Yeah it whacked our org website as well.
Also had issues with our InTune portal.
Was messy indeed. Web dev lobbing tickets at infrastructure team for two hours this morning. Infra team desperately trying to work out if it's us or a wider problem.
MS really need to sort out their status pages, it's infuriating troubleshooting something that they just haven't admitted to yet.
The fault took down their Front Door CDN services. I can understand using Kubernetes for the control planes, but why does AFD run on Kubernetes? A CDN needs to have low level hardware access so that it can control TCP settings, optimise for hardware offloading, etc. The whole machine is dedicated to the job, so there isn't really a need for any containerisation. This fault should have been an inconvenience at best - not allowing AFD policies to be updated.
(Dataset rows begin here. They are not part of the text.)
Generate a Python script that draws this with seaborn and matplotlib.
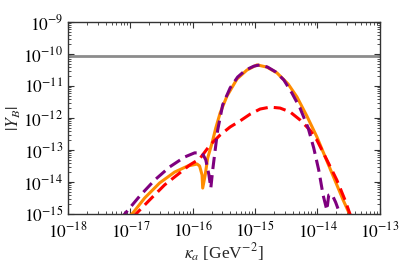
import numpy as np
import matplotlib
matplotlib.use('Agg')
import matplotlib.pyplot as plt
import seaborn as sns
from matplotlib.ticker import LogLocator, NullFormatter

# -----------------------------
# Data (log10 values)
# -----------------------------

purple_logk = [-17.17, -17.09, -16.85, -16.61, -16.37, -16.13, -15.97, -15.85,
               -15.79, -15.74, -15.71, -15.68, -15.64, -15.60, -15.52, -15.40,
               -15.28, -15.15, -15.02, -14.92, -14.80, -14.67, -14.54, -14.41,
               -14.28, -14.15, -14.06, -13.98, -13.91, -13.85, -13.82, -13.77,
               -13.71, -13.64, -13.59]
purple_logy = [-15.19, -15.00, -14.44, -13.94, -13.53, -13.22, -13.09, -13.09,
               -13.31, -13.78, -14.19, -13.63, -13.00, -12.38, -11.59, -11.06,
               -10.72, -10.50, -10.38, -10.34, -10.41, -10.56, -10.81, -11.22,
               -11.69, -12.31, -12.94, -13.63, -14.41, -14.88, -14.41, -14.38,
               -14.63, -15.00, -15.25]

orange_logk = [-17.01, -16.96, -16.77, -16.53, -16.29, -16.08, -15.93, -15.89,
               -15.85, -15.84, -15.80, -15.76, -15.69, -15.63, -15.56, -15.45,
               -15.29, -15.13, -14.97, -14.81, -14.65, -14.47, -14.33, -14.17,
               -14.01, -13.91, -13.75, -13.59, -13.48]
orange_logy = [-15.06, -14.97, -14.50, -14.03, -13.69, -13.50, -13.44, -13.50,
               -13.78, -14.19, -13.78, -13.25, -12.78, -12.31, -11.84, -11.31,
               -10.78, -10.50, -10.34, -10.41, -10.59, -10.94, -11.34, -11.94,
               -12.59, -13.06, -13.81, -14.56, -15.03]

red_logk = [-16.97, -16.91, -16.69, -16.45, -16.21, -16.05, -15.89, -15.72,
            -15.56, -15.40, -15.24, -15.08, -14.92, -14.76, -14.60, -14.44,
            -14.28, -14.12, -14.01, -13.85, -13.69, -13.56, -13.48, -13.45]
red_logy = [-15.13, -15.00, -14.56, -14.09, -13.72, -13.47, -13.28, -12.84,
            -12.53, -12.28, -12.09, -11.88, -11.72, -11.66, -11.69, -11.81,
            -12.06, -12.38, -12.69, -13.31, -13.94, -14.56, -15.00, -15.19]

y_observed = 8.8e-11

x_decades = [-18, -17, -16, -15, -14, -13]
y_decades = [-15, -14, -13, -12, -11, -10, -9]

# -----------------------------
# Plot
# -----------------------------

sns.set_style('ticks')
plt.rcParams['font.family'] = ['Liberation Serif', 'DejaVu Serif']
plt.rcParams['mathtext.fontset'] = 'stix'

fig = plt.figure(figsize=(4.02, 2.65), dpi=100)
ax = fig.add_axes([0.169, 0.1925, 0.776, 0.7245])

ax.axhline(y_observed, color='#8c8c8c', lw=2.0, zorder=1)

sns.lineplot(x=10.0 ** np.array(orange_logk), y=10.0 ** np.array(orange_logy),
             sort=False, estimator=None, color='#ff8c00', lw=2.2, ax=ax)
sns.lineplot(x=10.0 ** np.array(red_logk), y=10.0 ** np.array(red_logy),
             sort=False, estimator=None, color='#ff0000', lw=2.2,
             linestyle=(0, (4, 2)), ax=ax)
sns.lineplot(x=10.0 ** np.array(purple_logk), y=10.0 ** np.array(purple_logy),
             sort=False, estimator=None, color='#7f007f', lw=2.2,
             linestyle=(0, (4, 2)), ax=ax)

ax.set_xscale('log')
ax.set_yscale('log')
ax.set_xlim(10.0 ** x_decades[0], 10.0 ** x_decades[-1])
ax.set_ylim(10.0 ** y_decades[0], 10.0 ** y_decades[-1])

ax.set_xticks([10.0 ** d for d in x_decades])
ax.set_xticklabels([r'$10^{%d}$' % d for d in x_decades])
ax.set_yticks([10.0 ** d for d in y_decades])
ax.set_yticklabels([r'$10^{%d}$' % d for d in y_decades])
ax.xaxis.set_minor_locator(LogLocator(base=10, subs=np.arange(2, 10), numticks=10))
ax.yaxis.set_minor_locator(LogLocator(base=10, subs=np.arange(2, 10), numticks=10))
ax.xaxis.set_minor_formatter(NullFormatter())
ax.yaxis.set_minor_formatter(NullFormatter())

ax.tick_params(which='both', direction='in', top=True, right=True,
               colors='#333333', labelcolor='black', labelsize=12.5)
ax.tick_params(which='major', length=4, width=0.8)
ax.tick_params(which='minor', length=2, width=0.6)
ax.tick_params(axis='x', pad=5)
for s in ax.spines.values():
    s.set_color('#333333')
    s.set_linewidth(1.0)

ax.set_xlabel(r'$\kappa_a$ [GeV$^{-2}$]', fontsize=12.5)
ax.set_ylabel(r'$|Y_B|$', fontsize=12.5)
ax.yaxis.set_label_coords(-0.145, 0.5)
ax.xaxis.set_label_coords(0.5, -0.145)
ax.xaxis.label.set_va('top')

fig.savefig('out.png', dpi=100)
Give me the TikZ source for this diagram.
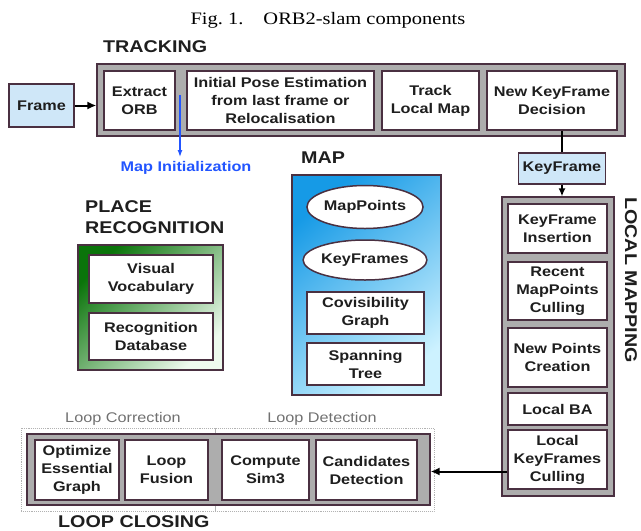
\documentclass[tikz,border=0pt]{standalone}
\usepackage{fontspec}
\setmainfont{Liberation Serif}[FakeStretch=1.17]
\newfontfamily\labsans{Liberation Sans}[FakeStretch=1.16]
\usetikzlibrary{shapes.geometric,arrows.meta}
\definecolor{bord}{HTML}{4A3041}
\definecolor{ink}{HTML}{1E1E1E}
\definecolor{panel}{HTML}{ADADAD}
\definecolor{paleblue}{HTML}{CFE7F8}
\definecolor{mapdark}{HTML}{169AE6}
\definecolor{mapmid}{HTML}{40B4EE}
\definecolor{maplight}{HTML}{CDF2FF}
\definecolor{grdark}{HTML}{0A740A}
\definecolor{grmid}{HTML}{45A445}
\definecolor{grlight}{HTML}{EEFAEE}
\definecolor{initblue}{HTML}{2255FF}
\definecolor{subgray}{HTML}{707070}

\tikzset{
  base/.style={inner sep=0pt, align=center, text=ink,
    font=\labsans\bfseries\fontsize{14}{18}\selectfont},
  wbox/.style={base, draw=bord, line width=1.5pt, fill=white},
  bluebox/.style={wbox, fill=paleblue},
  oval/.style={wbox, ellipse},
  panelbox/.style={draw=bord, line width=1.2pt, fill=panel, inner sep=0pt},
  title/.style={inner sep=0pt, text=ink, align=left,
    font=\labsans\bfseries\fontsize{17}{21}\selectfont},
  sublabel/.style={inner sep=0pt, text=subgray,
    font=\labsans\fontsize{14}{17}\selectfont},
  dotbox/.style={draw=gray!60, densely dotted, line width=0.9pt, inner sep=0pt},
  flow/.style={line width=2pt, draw=black, -{Latex[length=9pt,width=8pt]}},
}

\begin{document}
\begin{tikzpicture}[x=1pt,y=1pt]
\useasboundingbox (0,0) rectangle (641,-531);

% caption
\node[inner sep=0pt, font=\fontsize{17.5}{20}\selectfont] (cap) at (328,-20)
  {Fig.~1.\hspace{20pt}ORB2-slam components};

% ---------------- tracking ----------------
\node[title, anchor=west] (trtitle) at (103,-47) {TRACKING};
\node[panelbox, minimum width=528pt, minimum height=72pt] (track) at (361,-100) {};
\node[wbox, minimum width=71pt, minimum height=59pt] (orb) at (139.5,-100.5) {Extract\\ORB};
\node[wbox, minimum width=187pt, minimum height=59pt] (pose) at (280.5,-100.5)
  {Initial Pose Estimation\\from last frame or\\Relocalisation};
\node[wbox, minimum width=97pt, minimum height=59pt] (tlm) at (430.5,-100.5) {Track\\Local Map};
\node[wbox, minimum width=130pt, minimum height=59pt] (nkf) at (552,-100.5) {New KeyFrame\\Decision};
\node[bluebox, minimum width=65pt, minimum height=43pt] (frame) at (41.5,-105.5) {Frame};
\draw[flow] (frame.east) -- (frame.east -| track.west);

% map initialization branch
\coordinate (mi0) at (180,-95);
\node[base, text=initblue] (mapinit) at (186,-168) {Map Initialization};
\coordinate (mi1) at (180,-157);
\draw[initblue, line width=1.2pt, -{Latex[length=7pt,width=5pt]}] (mi0) -- (mi1);

% keyframe hand-over
\node[bluebox, minimum width=87pt, minimum height=31pt] (kf) at (562,-168.5) {KeyFrame};
\draw[line width=2pt] (kf.north) -- (kf.north |- nkf.south);

% ---------------- local mapping ----------------
\node[panelbox, minimum width=112pt, minimum height=299pt] (lm) at (558,-346.5) {};
\draw[line width=1.6pt, -{Latex[length=8pt,width=7pt]}] (kf.south) -- (kf.south |- lm.north);
\node[wbox, minimum width=99pt, minimum height=49pt] (kfi) at (557.5,-228.5) {KeyFrame\\Insertion};
\node[wbox, minimum width=99pt, minimum height=58pt] (rmc) at (557.5,-291) {Recent\\MapPoints\\Culling};
\node[wbox, minimum width=99pt, minimum height=59pt] (npc) at (557.5,-357.5) {New Points\\Creation};
\node[wbox, minimum width=99pt, minimum height=32pt] (lba) at (557.5,-409) {Local BA};
\node[wbox, minimum width=99pt, minimum height=59pt] (cull) at (557.5,-459.5) {Local\\KeyFrames\\Culling};
\node[title, rotate=-90, anchor=west] (lmtitle) at (631,-197) {LOCAL MAPPING};

% ---------------- map ----------------
\node[title, anchor=west] (maptitle) at (301,-158) {MAP};
\node[draw=bord, line width=1.2pt, inner sep=0pt, minimum width=149pt, minimum height=220pt,
  top color=mapdark, middle color=mapmid, bottom color=maplight, shading angle=40] (map) at (366.5,-285) {};
\node[oval, minimum width=114pt, minimum height=43pt] (mp) at (365,-207) {MapPoints};
\node[oval, minimum width=114pt, minimum height=40pt] (kfs) at (365,-260) {KeyFrames};
\node[wbox, minimum width=117pt, minimum height=42pt] (cov) at (365.5,-313) {Covisibility\\Graph};
\node[wbox, minimum width=117pt, minimum height=42pt] (span) at (365.5,-364) {Spanning\\Tree};

% ---------------- place recognition ----------------
\node[title, anchor=north west] (prtitle) at (85,-200) {PLACE\\RECOGNITION};
\node[draw=bord, line width=1.2pt, inner sep=0pt, minimum width=145pt, minimum height=125pt,
  top color=grdark, middle color=grmid, bottom color=grlight, shading angle=45] (pr) at (150.5,-307.5) {};
\node[wbox, minimum width=124pt, minimum height=48pt] (voc) at (151,-279) {Visual\\Vocabulary};
\node[wbox, minimum width=124pt, minimum height=47pt] (rdb) at (151,-336.5) {Recognition\\Database};

% ---------------- loop closing ----------------
\node[sublabel] (lctitle) at (123,-419) {Loop Correction};
\node[sublabel] (ldtitle) at (322,-419) {Loop Detection};
\node[dotbox, minimum width=194pt, minimum height=83pt] (lcorr) at (118,-469.5) {};
\node[dotbox, minimum width=219pt, minimum height=83pt] (ldet) at (324.5,-469.5) {};
\node[panelbox, minimum width=403pt, minimum height=71pt] (loop) at (228.5,-469.5) {};
\node[wbox, minimum width=84pt, minimum height=60pt] (oeg) at (77,-470) {Optimize\\Essential\\Graph};
\node[wbox, minimum width=83pt, minimum height=60pt] (fus) at (166.5,-470) {Loop\\Fusion};
\node[wbox, minimum width=87pt, minimum height=60pt] (sim) at (265.5,-470) {Compute\\Sim3};
\node[wbox, minimum width=101pt, minimum height=60pt] (cand) at (366.5,-470) {Candidates\\Detection};
\node[title, anchor=west] (lptitle) at (58,-522) {LOOP CLOSING};

\coordinate (ca) at ([yshift=-12pt]cull.west);
\coordinate (cb) at (ca -| loop.east);
\draw[flow] (ca) -- (cb);
\end{tikzpicture}
\end{document}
It shouldn't have taken down the entirety of Microsoft's CDN infrastructure.
This reminds me of the VMware PSOD from the E1000 Nics where the VM sent wonky commands to the kernel and caused the node to topple over. Got even better when the same problematic recovered to the next node and caused that to pop. One client ended up having the entire production environment dirty crashed because of a VPN concentrator. That was a fun explanation when it happened twice.
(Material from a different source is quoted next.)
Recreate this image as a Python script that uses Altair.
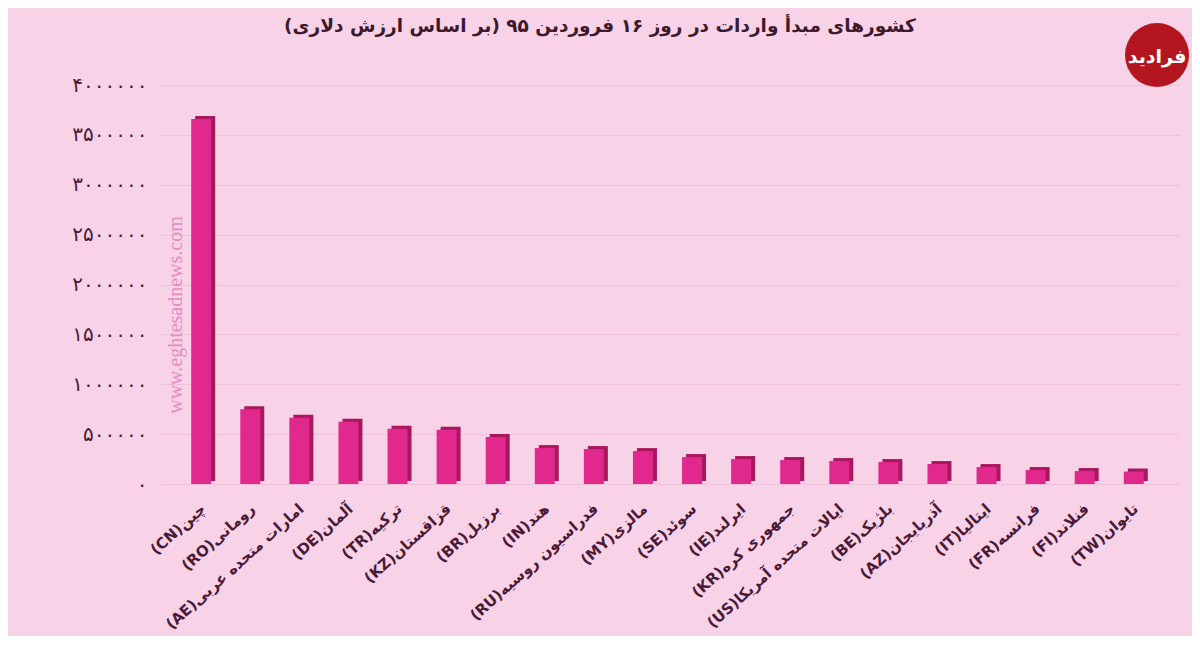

There was a similar issue on Broadcom FC cards. They had some sort of counter bug, once you sent a certain amount of data the card would crash bringing the host down. The traffic load would fail on one card, the next would pick it up, that would fail so the host would crash, the VM's would fail over then start the cycle again.
Actually, I don't think it matters which bits of software were running on which systems. Microsoft contracts to manage all this for its paying users and pretends to ensure that it has the developers and testing programmes to make sure this is the case. It failed, should apologise to all, and offer some kind of recompense to those affected.
Is anyone keeping score of outages at the various gatekeepers? I seem to recall that Microsoft is handily out front…
Obviously a 2D chess player...
If an airline loses their IT systems and has to cancel all flights, they have a major PR problem. When every airline goes down at the same time because an AV vendor pushed an untested update, they just take a small hit to their short term profits. People don't even really blame them for the fact that they are still offline a week after everyone else has fully recovered.
This is why 3D chess players put their eggs in whatever basket everyone else is using.
If you struggled to access the Azure Portal or Microsoft Entra this morning, you weren't alone – Microsoft has blamed a Kubernetes crash for the outage.
That means they're running it on Linux. Good for them, but leave it to Microsoft to find a way to make even Linux unreliable.